I began reading only with the purpose of skimming through for a few quick minutes to satiate my curiosity. I ended up feverishly drinking the pages to quench an intellectual thirst I did not know I held, that-fortunately-the past few years of falling into the trap of aspiring to emulate the plastic Persian-Barbie-doll role models around me had not dulled. I read Hedayat’s work in its entirety that day, only to realize, I had been lied to.

Buf-e-koor, far from “breaking my spirit” as every Iranian figure in my life had warned me it would, had woken me up. I was now energized and aware and for the first time, awake to a reality outside of myself. Themes of existence, femininity, and modernity clashing with tradition emerged and I was able to relate them to my own life, and for the first time, really understand the depth of my culture.

True- it was not an uplifting, feel-good book, and took longer than the fashion magazines to which I was accustomed to read, but it was the first moment in my life where I remember having truly felt touched and aware and hungry to learn and experience and grow and live. Parsia was right- I also, for the first time, in the vulnerability of Hedayat’s protagonist saw real beauty.

Years later, at a Stanford University Iranian literature course, I had the opportunity to critically read and analyze “The Blind Owl” and reexperience the passion and intellectual curiosity I felt the first time reading the novella.
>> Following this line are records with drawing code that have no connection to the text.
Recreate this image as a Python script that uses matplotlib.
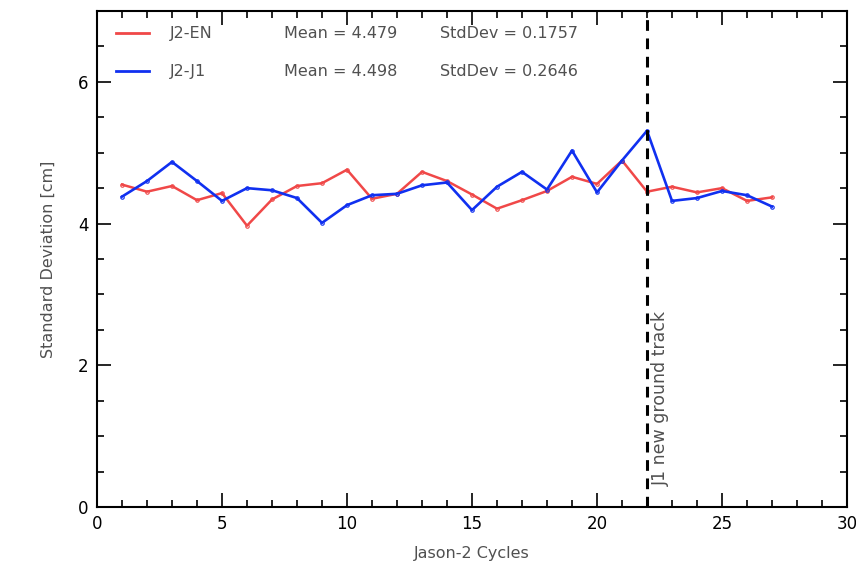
import numpy as np
import matplotlib
matplotlib.use("Agg")
import matplotlib.pyplot as plt
from matplotlib.ticker import MultipleLocator

cycles = list(range(1, 28))
j2_en = [4.55, 4.45, 4.53, 4.33, 4.43, 3.97, 4.34, 4.53, 4.57, 4.76,
         4.35, 4.42, 4.73, 4.60, 4.41, 4.21, 4.33, 4.46, 4.66, 4.56,
         4.89, 4.45, 4.52, 4.44, 4.50, 4.32, 4.37]
j2_j1 = [4.38, 4.60, 4.87, 4.60, 4.32, 4.50, 4.47, 4.36, 4.01, 4.26,
         4.40, 4.42, 4.54, 4.58, 4.19, 4.52, 4.73, 4.48, 5.03, 4.44,
         4.89, 5.31, 4.32, 4.36, 4.46, 4.40, 4.24]
series_names = ["J2-EN", "J2-J1"]
means = ["4.479", "4.498"]
stds = ["0.1757", "0.2646"]
event_cycle = 22
event_label = "J1 new ground track"

red = "#f04848"
blue = "#1030f0"
txt = "#505050"

fig = plt.figure(figsize=(8.56, 5.66), dpi=100)
ax = fig.add_axes([0.1133, 0.1042, 0.8762, 0.8764])

ax.plot(cycles, j2_en, color=red, lw=1.8, marker="o", ms=2.5, mfc="none", mec=red, mew=0.8)
ax.plot(cycles, j2_j1, color=blue, lw=1.9, marker="o", ms=2.5, mfc="none", mec=blue, mew=0.8)

ax.axvline(event_cycle, color="black", lw=2.2, ls=(0, (3.5, 2.5)))
ax.text(event_cycle + 0.55, 0.3, event_label, rotation=90, ha="center", va="bottom",
        fontsize=12.5, color=txt)

ax.set_xlim(0, 30)
ax.set_ylim(0, 7)
ax.xaxis.set_major_locator(MultipleLocator(5))
ax.xaxis.set_minor_locator(MultipleLocator(1))
ax.yaxis.set_major_locator(MultipleLocator(2))
ax.yaxis.set_minor_locator(MultipleLocator(0.5))
ax.tick_params(which="both", direction="in", top=True, right=True, width=1.2,
               labelsize=12, pad=6)
ax.tick_params(which="major", length=10)
ax.tick_params(which="minor", length=5)
for s in ax.spines.values():
    s.set_linewidth(1.5)

ax.set_xlabel("Jason-2 Cycles", fontsize=11.5, color=txt, labelpad=9)
ax.set_ylabel("Standard Deviation [cm]", fontsize=11.5, color=txt, labelpad=16)

# legend rows drawn as text in axes coordinates
rows_y = [0.955, 0.878]
for name, m, s, c, y in zip(series_names, means, stds, [red, blue], rows_y):
    ax.plot([0.025, 0.07], [y, y], color=c, lw=2, transform=ax.transAxes)
    ax.text(0.097, y, name, transform=ax.transAxes, va="center", fontsize=11.5, color=txt)
    ax.text(0.25, y, "Mean = " + m, transform=ax.transAxes, va="center", fontsize=11.5, color=txt)
    ax.text(0.457, y, "StdDev = " + s, transform=ax.transAxes, va="center", fontsize=11.5, color=txt)

fig.savefig("out.png", dpi=100)
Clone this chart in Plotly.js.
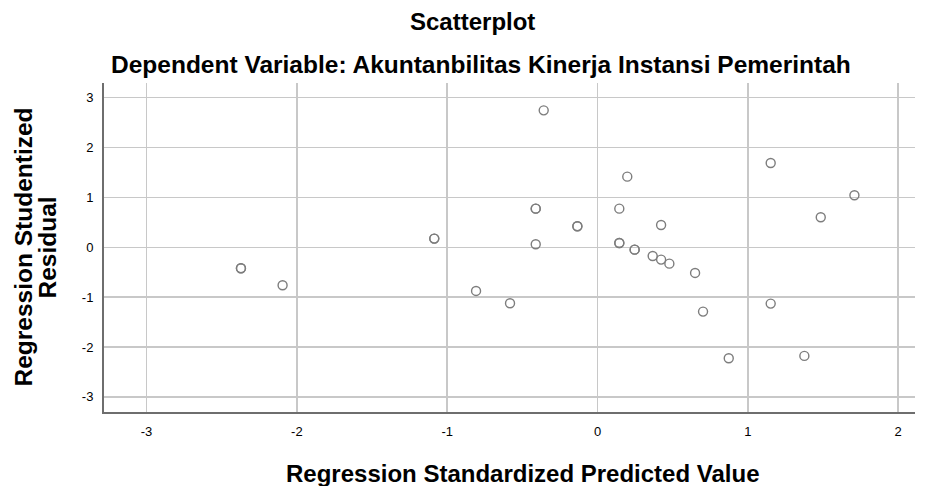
<!DOCTYPE html>
<html>
<head>
<meta charset="utf-8">
<script src="https://cdn.plot.ly/plotly-3.0.1.min.js"></script>
<style>html,body{margin:0;padding:0;background:#fff;}#chart{width:928px;height:486px;}</style>
</head>
<body>
<div id="chart"></div>
<script>
// Regression Standardized Predicted Value (x) and Studentized Residual (y)
var predicted = [-0.358, 0.198, -0.411, -0.411, 0.145, -0.134, -0.134, -1.086, -1.086, -0.411, 0.145, 0.145, 0.247, 0.247, 1.152, 1.709, 1.485, 0.423, 0.367, 0.423, 0.478, 0.649, 0.702, 1.152, 0.873, 1.376, -0.808, -0.582, -2.372, -2.372, -2.095];
var residual  = [2.745, 1.415, 0.774, 0.774, 0.774, 0.420, 0.420, 0.173, 0.173, 0.060, 0.086, 0.086, -0.048, -0.048, 1.690, 1.042, 0.601, 0.447, -0.175, -0.248, -0.329, -0.515, -1.290, -1.130, -2.225, -2.178, -0.876, -1.122, -0.421, -0.421, -0.762];
var xTicks = [-3, -2, -1, 0, 1, 2];
var yTicks = [-3, -2, -1, 0, 1, 2, 3];

var trace = {
  x: predicted, y: residual, type: 'scatter', mode: 'markers',
  marker: {symbol: 'circle-open', size: 9, color: '#7d7d7d', line: {width: 1.4, color: '#7d7d7d'}},
  hoverinfo: 'x+y'
};

var F = 'Liberation Sans, Arial, sans-serif';
function ann(text, size, opts) {
  var a = {text: text, xref: 'paper', yref: 'paper', showarrow: false,
           xanchor: 'center', yanchor: 'middle', font: {size: size, family: F, color: '#000'}};
  for (var k in opts) a[k] = opts[k];
  return a;
}

var layout = {
  width: 928, height: 486,
  margin: {l: 104, r: 13, t: 83, b: 74},
  paper_bgcolor: '#ffffff', plot_bgcolor: '#ffffff',
  showlegend: false,
  font: {family: F, color: '#000000'},
  xaxis: {
    range: [-3.283, 2.112], tickvals: xTicks, ticktext: xTicks.map(String),
    showgrid: true, gridcolor: '#c8c8c8', gridwidth: 1.5, zeroline: false,
    showline: true, linecolor: '#6e6e6e', linewidth: 2,
    ticks: 'outside', ticklen: 6, tickcolor: 'rgba(0,0,0,0)',
    tickfont: {size: 13, color: '#000'}, fixedrange: true
  },
  yaxis: {
    range: [-3.303, 3.293], tickvals: yTicks, ticktext: yTicks.map(String),
    showgrid: true, gridcolor: '#c8c8c8', gridwidth: 1.5, zeroline: false,
    showline: true, linecolor: '#6e6e6e', linewidth: 2,
    ticks: 'outside', ticklen: 6, tickcolor: 'rgba(0,0,0,0)',
    tickfont: {size: 13, color: '#000'}, fixedrange: true
  },
  annotations: [
    ann('<b>Scatterplot</b>', 24, {x: 0, xshift: 368, y: 1, yshift: 62}),
    ann('<b>Dependent Variable: Akuntanbilitas Kinerja Instansi Pemerintah</b>', 24.5, {x: 0, xshift: 377, y: 1, yshift: 19}),
    ann('<b>Regression Standardized Predicted Value</b>', 24, {x: 0, xshift: 418, y: 0, yshift: -61}),
    ann('<b>Regression Studentized</b>', 24.5, {x: 0, xshift: -81, y: 0.5, textangle: -90}),
    ann('<b>Residual</b>', 24.5, {x: 0, xshift: -57, y: 0.5, textangle: -90})
  ]
};

Plotly.newPlot('chart', [trace], layout, {displayModeBar: false, staticPlot: true});
</script>
</body>
</html>
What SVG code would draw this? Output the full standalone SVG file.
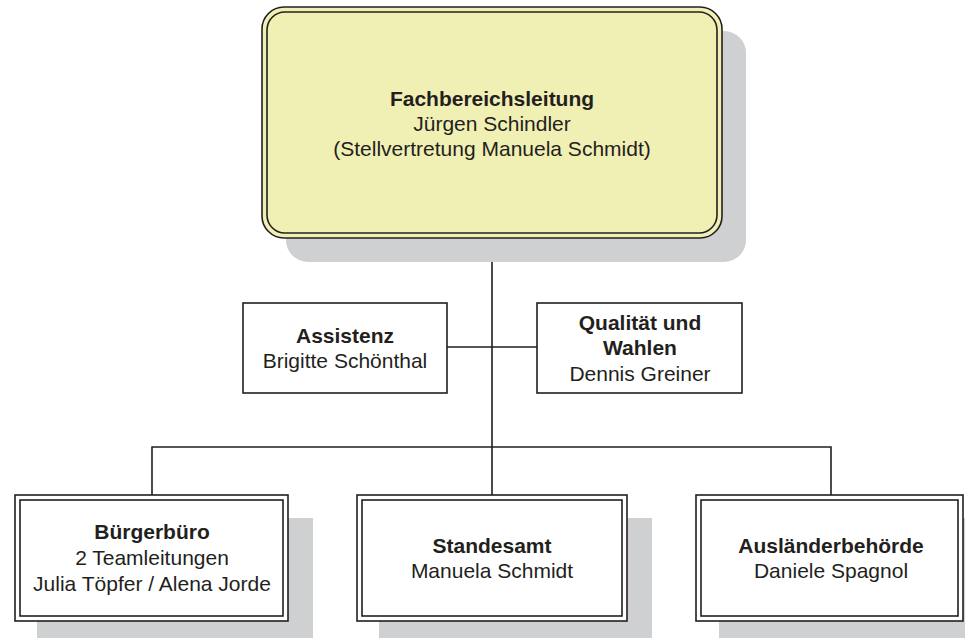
<svg xmlns="http://www.w3.org/2000/svg" width="965" height="638" viewBox="0 0 965 638">
<style>
.sh{fill:#cfd0d2}
.ln{stroke:#231f20;stroke-width:1.6;fill:none}
.bx{fill:#ffffff;stroke:#231f20;stroke-width:1.6}
.t{font-family:"Liberation Sans",Arial,sans-serif;font-size:21px;fill:#231f20;text-anchor:middle}
.b{font-weight:bold}
</style>
<rect width="965" height="638" fill="#ffffff"/>
<g id="connectors">
<path class="ln" d="M492,238 V447 M447,347 H537 M152,495 V447 H831 V495 M492,447 V495"/>
</g>
<g id="fachbereichsleitung">
<rect class="sh" x="286" y="31" width="460" height="231" rx="22"/>
<rect x="262" y="7" width="460" height="231" rx="22" fill="#f1f0b4" stroke="#231f20" stroke-width="1.6"/>
<rect x="267" y="12" width="450" height="221" rx="18" fill="none" stroke="#231f20" stroke-width="1.6"/>
<text class="t b" x="492" y="106">Fachbereichsleitung</text>
<text class="t" x="492" y="131">Jürgen Schindler</text>
<text class="t" x="492" y="156">(Stellvertretung Manuela Schmidt)</text>
</g>
<g id="assistenz">
<rect class="bx" x="243" y="303" width="204" height="90"/>
<text class="t b" x="345" y="343">Assistenz</text>
<text class="t" x="345" y="368">Brigitte Schönthal</text>
</g>
<g id="qualitaet">
<rect class="bx" x="537" y="303" width="205" height="90"/>
<text class="t b" x="640" y="330">Qualität und</text>
<text class="t b" x="640" y="355">Wahlen</text>
<text class="t" x="640" y="381">Dennis Greiner</text>
</g>
<g id="buergerbuero">
<rect class="sh" x="37" y="518" width="276" height="126"/>
<rect class="bx" x="15" y="495" width="273" height="126"/>
<rect x="20" y="500" width="263" height="116" fill="none" stroke="#231f20" stroke-width="1.6"/>
<text class="t b" x="152" y="539">Bürgerbüro</text>
<text class="t" x="152" y="565">2 Teamleitungen</text>
<text class="t" x="152" y="591">Julia Töpfer / Alena Jorde</text>
</g>
<g id="standesamt">
<rect class="sh" x="379" y="518" width="273" height="126"/>
<rect class="bx" x="357" y="495" width="270" height="126"/>
<rect x="362" y="500" width="260" height="116" fill="none" stroke="#231f20" stroke-width="1.6"/>
<text class="t b" x="492" y="553">Standesamt</text>
<text class="t" x="492" y="578">Manuela Schmidt</text>
</g>
<g id="auslaenderbehoerde">
<rect class="sh" x="719" y="518" width="260" height="126"/>
<rect class="bx" x="696" y="495" width="267" height="126"/>
<rect x="701" y="500" width="257" height="116" fill="none" stroke="#231f20" stroke-width="1.6"/>
<text class="t b" x="831" y="553">Ausländerbehörde</text>
<text class="t" x="831" y="578">Daniele Spagnol</text>
</g>
</svg>
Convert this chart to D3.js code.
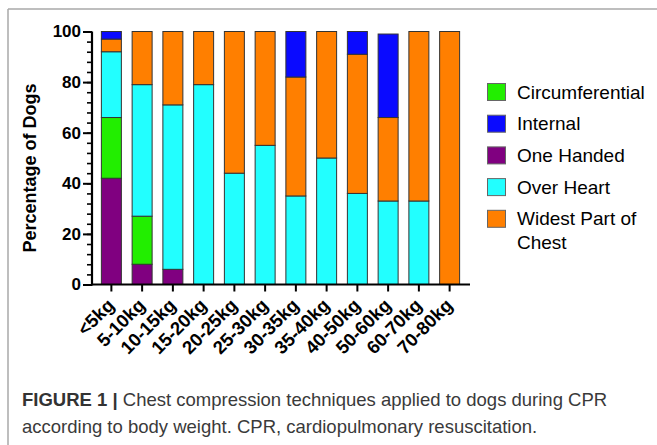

The first day of class, looking through the book list a classmate, an intelligent Iranian girl, turned to me and whispered, “’The Blind Owl’? I remember my mom telling me never to read this-she said it would depress me or something”.

I have since learned that many Iranian parents instruct their first generation children to stay away from anything written by Hedayat for the same reasons: “it is dark” or “it is depressing”, or “the author committed suicide”. However, I will forever remember Hedayat’s work as awakening in me an intellectual curiosity and passion on which I thrive. Iranian parents, in a vain attempt to shelter their children from a reality outside of perfectly sculpted noses and BMWs, are withholding arguably the best piece of modern fiction written by an Iranian author from their children.

It took me many years to realize that my culture was far greater than the two greasy Armani clad brothers singing pop songs on Persian television and occasional successful carpet dealer upheld as exemplars of successful Iranians. In working as an elementary school tutor, I see that children read the work of Edgar Allen Poe, which contains arguably comparable dark and serious themes, as early as fourth grade in American public school curriculum and are expected to understand it and critically analyze it. Their parents no fear that it will scar them, depress them, traumatize them; it is simply the work of an important literary figure that they are expected to have read and with which to be familiar as functioning participating members of English classes.

Each time I discover a pivotal work of Iranian literature to which I was not introduced as an adolescent, I do feel a little robbed. I wish my parents had given me a book of Foorogh Farokhzad poetry, a novel by Shahrnush Parsipur, Milani’s “Lost Wisdom”, my own copy of “Savashun”, instead of the Shohreh and Shahram cds that were supposed to serve as my introduction to Iranian culture.

Last week, much to the horror of my mom and aunt, I arrived to my California-born cousin’s fifteenth birthday with a slim brown paper package in my hand, which I shoved in to hers, whispering, “read it. THIS is beauty”.